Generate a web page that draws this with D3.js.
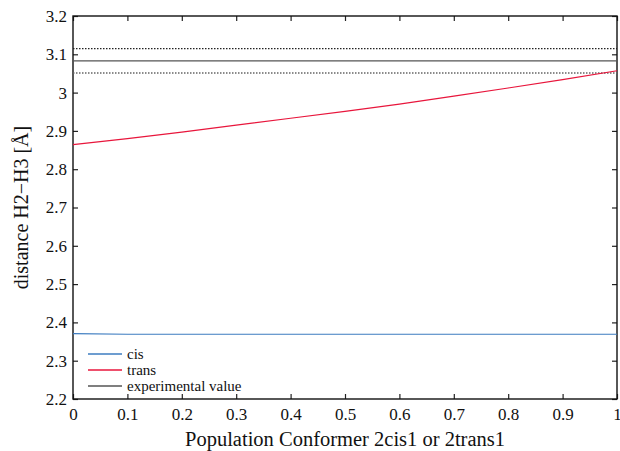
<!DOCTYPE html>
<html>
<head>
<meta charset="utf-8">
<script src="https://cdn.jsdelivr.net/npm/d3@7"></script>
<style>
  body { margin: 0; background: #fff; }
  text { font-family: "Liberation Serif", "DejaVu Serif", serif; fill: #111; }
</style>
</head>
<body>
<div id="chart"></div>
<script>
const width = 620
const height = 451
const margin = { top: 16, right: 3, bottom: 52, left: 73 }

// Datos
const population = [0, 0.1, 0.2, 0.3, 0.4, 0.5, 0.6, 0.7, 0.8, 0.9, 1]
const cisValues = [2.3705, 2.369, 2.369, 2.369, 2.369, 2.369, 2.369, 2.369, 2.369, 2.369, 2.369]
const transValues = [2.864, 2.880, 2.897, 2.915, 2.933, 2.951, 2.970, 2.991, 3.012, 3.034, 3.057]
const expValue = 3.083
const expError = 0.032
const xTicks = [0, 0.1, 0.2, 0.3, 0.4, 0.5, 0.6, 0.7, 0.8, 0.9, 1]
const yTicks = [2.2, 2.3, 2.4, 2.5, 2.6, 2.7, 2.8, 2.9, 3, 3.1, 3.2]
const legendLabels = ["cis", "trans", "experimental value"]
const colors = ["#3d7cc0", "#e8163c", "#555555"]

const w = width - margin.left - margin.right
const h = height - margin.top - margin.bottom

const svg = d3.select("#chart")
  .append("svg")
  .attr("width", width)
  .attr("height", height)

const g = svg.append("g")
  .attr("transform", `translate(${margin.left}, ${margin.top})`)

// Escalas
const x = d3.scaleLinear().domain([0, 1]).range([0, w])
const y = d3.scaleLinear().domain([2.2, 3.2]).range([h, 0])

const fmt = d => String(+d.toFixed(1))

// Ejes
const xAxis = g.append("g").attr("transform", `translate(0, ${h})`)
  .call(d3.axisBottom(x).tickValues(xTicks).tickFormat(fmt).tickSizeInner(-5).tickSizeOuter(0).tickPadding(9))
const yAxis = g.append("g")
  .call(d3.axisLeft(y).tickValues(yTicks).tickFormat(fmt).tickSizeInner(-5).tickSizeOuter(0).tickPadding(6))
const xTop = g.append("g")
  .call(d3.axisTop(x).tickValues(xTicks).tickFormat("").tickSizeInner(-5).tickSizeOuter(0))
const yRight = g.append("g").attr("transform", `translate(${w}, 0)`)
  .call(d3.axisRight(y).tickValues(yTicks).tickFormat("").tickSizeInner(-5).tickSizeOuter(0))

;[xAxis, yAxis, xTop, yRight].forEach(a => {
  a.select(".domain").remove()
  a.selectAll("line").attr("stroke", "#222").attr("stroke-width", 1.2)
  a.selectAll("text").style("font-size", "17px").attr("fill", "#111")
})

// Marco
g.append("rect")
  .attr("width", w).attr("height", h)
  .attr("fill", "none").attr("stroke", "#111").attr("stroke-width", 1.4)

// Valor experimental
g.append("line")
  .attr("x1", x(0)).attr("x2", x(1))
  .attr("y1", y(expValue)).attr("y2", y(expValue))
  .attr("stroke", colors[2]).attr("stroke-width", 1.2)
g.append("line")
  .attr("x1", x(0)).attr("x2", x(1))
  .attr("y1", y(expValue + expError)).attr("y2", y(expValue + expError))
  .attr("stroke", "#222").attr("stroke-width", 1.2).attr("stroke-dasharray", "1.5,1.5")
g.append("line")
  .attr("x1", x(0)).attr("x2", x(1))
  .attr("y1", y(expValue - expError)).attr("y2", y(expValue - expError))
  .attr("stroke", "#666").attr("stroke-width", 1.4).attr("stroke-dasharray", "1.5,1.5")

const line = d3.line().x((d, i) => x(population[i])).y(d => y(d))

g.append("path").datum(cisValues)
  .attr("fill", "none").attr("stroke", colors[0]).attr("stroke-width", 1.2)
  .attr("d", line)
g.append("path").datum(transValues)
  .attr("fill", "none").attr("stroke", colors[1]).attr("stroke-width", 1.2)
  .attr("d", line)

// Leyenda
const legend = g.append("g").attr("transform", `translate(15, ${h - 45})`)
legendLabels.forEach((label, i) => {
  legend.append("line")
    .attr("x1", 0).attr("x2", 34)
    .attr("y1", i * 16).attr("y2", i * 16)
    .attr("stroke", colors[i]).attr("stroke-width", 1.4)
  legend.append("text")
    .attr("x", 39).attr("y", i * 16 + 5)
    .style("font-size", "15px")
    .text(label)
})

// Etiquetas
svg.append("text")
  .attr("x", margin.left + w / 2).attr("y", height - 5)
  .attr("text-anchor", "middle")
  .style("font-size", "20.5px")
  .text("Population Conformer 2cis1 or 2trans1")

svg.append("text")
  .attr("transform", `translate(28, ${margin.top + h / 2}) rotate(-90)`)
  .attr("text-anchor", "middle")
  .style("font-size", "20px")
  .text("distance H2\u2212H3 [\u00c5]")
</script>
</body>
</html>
++++++++++++++++++++
§ **REQUIRED WORK**:
Give back every line exactly as it stands, pictures excluded.

§ **SOLUTION FOR THIS EXERCISE**:
Generate a web page that draws this with D3.js.
<!DOCTYPE html>
<html>
<head>
<meta charset="utf-8">
<script src="https://cdn.jsdelivr.net/npm/d3@7"></script>
<style>
  body { margin: 0; background: #fff; }
  text { font-family: "Liberation Serif", "DejaVu Serif", serif; fill: #111; }
</style>
</head>
<body>
<div id="chart"></div>
<script>
const width = 620
const height = 451
const margin = { top: 16, right: 3, bottom: 52, left: 73 }

// Datos
const population = [0, 0.1, 0.2, 0.3, 0.4, 0.5, 0.6, 0.7, 0.8, 0.9, 1]
const cisValues = [2.3705, 2.369, 2.369, 2.369, 2.369, 2.369, 2.369, 2.369, 2.369, 2.369, 2.369]
const transValues = [2.864, 2.880, 2.897, 2.915, 2.933, 2.951, 2.970, 2.991, 3.012, 3.034, 3.057]
const expValue = 3.083
const expError = 0.032
const xTicks = [0, 0.1, 0.2, 0.3, 0.4, 0.5, 0.6, 0.7, 0.8, 0.9, 1]
const yTicks = [2.2, 2.3, 2.4, 2.5, 2.6, 2.7, 2.8, 2.9, 3, 3.1, 3.2]
const legendLabels = ["cis", "trans", "experimental value"]
const colors = ["#3d7cc0", "#e8163c", "#555555"]

const w = width - margin.left - margin.right
const h = height - margin.top - margin.bottom

const svg = d3.select("#chart")
  .append("svg")
  .attr("width", width)
  .attr("height", height)

const g = svg.append("g")
  .attr("transform", `translate(${margin.left}, ${margin.top})`)

// Escalas
const x = d3.scaleLinear().domain([0, 1]).range([0, w])
const y = d3.scaleLinear().domain([2.2, 3.2]).range([h, 0])

const fmt = d => String(+d.toFixed(1))

// Ejes
const xAxis = g.append("g").attr("transform", `translate(0, ${h})`)
  .call(d3.axisBottom(x).tickValues(xTicks).tickFormat(fmt).tickSizeInner(-5).tickSizeOuter(0).tickPadding(9))
const yAxis = g.append("g")
  .call(d3.axisLeft(y).tickValues(yTicks).tickFormat(fmt).tickSizeInner(-5).tickSizeOuter(0).tickPadding(6))
const xTop = g.append("g")
  .call(d3.axisTop(x).tickValues(xTicks).tickFormat("").tickSizeInner(-5).tickSizeOuter(0))
const yRight = g.append("g").attr("transform", `translate(${w}, 0)`)
  .call(d3.axisRight(y).tickValues(yTicks).tickFormat("").tickSizeInner(-5).tickSizeOuter(0))

;[xAxis, yAxis, xTop, yRight].forEach(a => {
  a.select(".domain").remove()
  a.selectAll("line").attr("stroke", "#222").attr("stroke-width", 1.2)
  a.selectAll("text").style("font-size", "17px").attr("fill", "#111")
})

// Marco
g.append("rect")
  .attr("width", w).attr("height", h)
  .attr("fill", "none").attr("stroke", "#111").attr("stroke-width", 1.4)

// Valor experimental
g.append("line")
  .attr("x1", x(0)).attr("x2", x(1))
  .attr("y1", y(expValue)).attr("y2", y(expValue))
  .attr("stroke", colors[2]).attr("stroke-width", 1.2)
g.append("line")
  .attr("x1", x(0)).attr("x2", x(1))
  .attr("y1", y(expValue + expError)).attr("y2", y(expValue + expError))
  .attr("stroke", "#222").attr("stroke-width", 1.2).attr("stroke-dasharray", "1.5,1.5")
g.append("line")
  .attr("x1", x(0)).attr("x2", x(1))
  .attr("y1", y(expValue - expError)).attr("y2", y(expValue - expError))
  .attr("stroke", "#666").attr("stroke-width", 1.4).attr("stroke-dasharray", "1.5,1.5")

const line = d3.line().x((d, i) => x(population[i])).y(d => y(d))

g.append("path").datum(cisValues)
  .attr("fill", "none").attr("stroke", colors[0]).attr("stroke-width", 1.2)
  .attr("d", line)
g.append("path").datum(transValues)
  .attr("fill", "none").attr("stroke", colors[1]).attr("stroke-width", 1.2)
  .attr("d", line)

// Leyenda
const legend = g.append("g").attr("transform", `translate(15, ${h - 45})`)
legendLabels.forEach((label, i) => {
  legend.append("line")
    .attr("x1", 0).attr("x2", 34)
    .attr("y1", i * 16).attr("y2", i * 16)
    .attr("stroke", colors[i]).attr("stroke-width", 1.4)
  legend.append("text")
    .attr("x", 39).attr("y", i * 16 + 5)
    .style("font-size", "15px")
    .text(label)
})

// Etiquetas
svg.append("text")
  .attr("x", margin.left + w / 2).attr("y", height - 5)
  .attr("text-anchor", "middle")
  .style("font-size", "20.5px")
  .text("Population Conformer 2cis1 or 2trans1")

svg.append("text")
  .attr("transform", `translate(28, ${margin.top + h / 2}) rotate(-90)`)
  .attr("text-anchor", "middle")
  .style("font-size", "20px")
  .text("distance H2\u2212H3 [\u00c5]")
</script>
</body>
</html>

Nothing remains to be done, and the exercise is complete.